进一步扩展 python 脚本(在问题中)以使用漂亮的 table.

以表格格式表示存储在字典中的数据
import pprint
import io
from prettytable import PrettyTable 
# install PTable package

def gettime(x):
    m,s = map(float,x[:-1].split('m'))
    return 60 * m + s

with open("log") as fp:
    lines = fp.read().splitlines()

idx = 0
A = {}
B = {}
Parameter1_list = []
ParameterB1_list = []
ParameterB2_list = []

while idx < len(lines):
    if "Parameter1" in lines[idx]:
        Parameter1 = lines[idx].split(' ')[-1]
        Parameter1_list.append(Parameter1)
        temp1 = {}
        idx += 2
        if "A" in lines[idx]:
            idx += 2
            A[Parameter1] = gettime(lines[idx].split('\t')[-1])
            while idx < len(lines):
                if "B" in lines[idx]:
                    ParameterB1 = lines[idx].split(' ')[-1]
                    ParameterB1_list.append(ParameterB1)
                    temp2 = {}
                    idx += 1
                    while idx < len(lines):
                        if "ParameterB2" in lines[idx]:
                            ParameterB2 = lines[idx].split(' ')[-1]
                            ParameterB2_list.append(ParameterB2)
                            idx += 2
                            temp2[ParameterB2] = gettime(lines[idx].split('\t')[-1])
                        elif "#" in lines[idx] or "B" in lines[idx]:
                            break
                        idx += 1
                    temp1[ParameterB1] = temp2
                elif "#" in lines[idx]:
                    B[Parameter1] = temp1
                    break
                else:
                    idx += 1
    elif ".mp4" in lines[idx]:
        title = lines[idx]
        idx += 1
    else:
        idx += 1

#print("A")
#print(A)

#pp = pprint.PrettyPrinter(sort_dicts=False,depth=4)
#print("B")
#pp.pprint(B)

Parameter1 = list(dict.fromkeys(Parameter1_list))
ParameterB1 = list(dict.fromkeys(ParameterB1_list))
ParameterB2 = list(dict.fromkeys(ParameterB2_list))

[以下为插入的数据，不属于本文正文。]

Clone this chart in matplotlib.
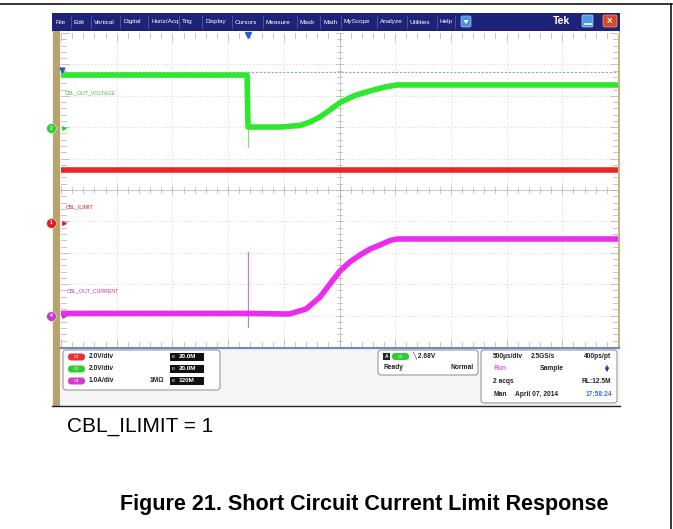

t1 = PrettyTable(['Method','ParameterB1','ParameterB2'])
t2 = PrettyTable(Parameter1)

t1.title = title
t2.title = "Parameter1"

t1.add_row(['A','NA','NA'])
t2.add_row(A.values())

for d in ParameterB1:
    for c in ParameterB2:
        values = []
        for e in Parameter1:
            values.append(B[e][d][c])
        t1.add_row(['B',d,c])
        t2.add_row(values)

o1 = io.StringIO(t1.get_string())
o2 = io.StringIO(t2.get_string())

with open(0,"w") as f1, open('result.txt',"w") as f2:
    for x,y in zip(o1,o2):
        f1.write(x.strip()[:-1] + y.strip() + "\n")
        f2.write(x.strip()[:-1] + y.strip() + "\n")

这会将 table 写入文件 (result.txt) 和标准输出。

输出:

+------------------------------------+-------------------+
|   x.mp4  Output Resolution : 10p   |     Parameter1    |
+--------+-------------+-------------+------+------+-----+
| Method | ParameterB1 | ParameterB2 |  a   |  b   |  c  |
+--------+-------------+-------------+------+------+-----+
|   A    |      NA     |      NA     | 4.03 | 3.23 | 1.4 |
|   B    |     b11     |     b21     | 0.0  | 0.0  | 0.0 |
|   B    |     b11     |     b22     | 0.0  | 0.0  | 0.0 |
|   B    |     b11     |     b23     | 0.0  | 0.0  | 0.0 |
|   B    |     b12     |     b21     | 0.0  | 0.0  | 0.0 |
|   B    |     b12     |     b22     | 0.0  | 0.0  | 0.0 |
|   B    |     b12     |     b23     | 0.0  | 0.0  | 0.0 |
|   B    |     b13     |     b21     | 0.0  | 0.0  | 0.0 |
|   B    |     b13     |     b22     | 0.0  | 0.0  | 0.0 |
|   B    |     b13     |     b23     | 0.0  | 0.0  | 0.0 |
+--------+-------------+-------------+------+------+-----+

这是我在问题中描述的最接近表格格式的数据。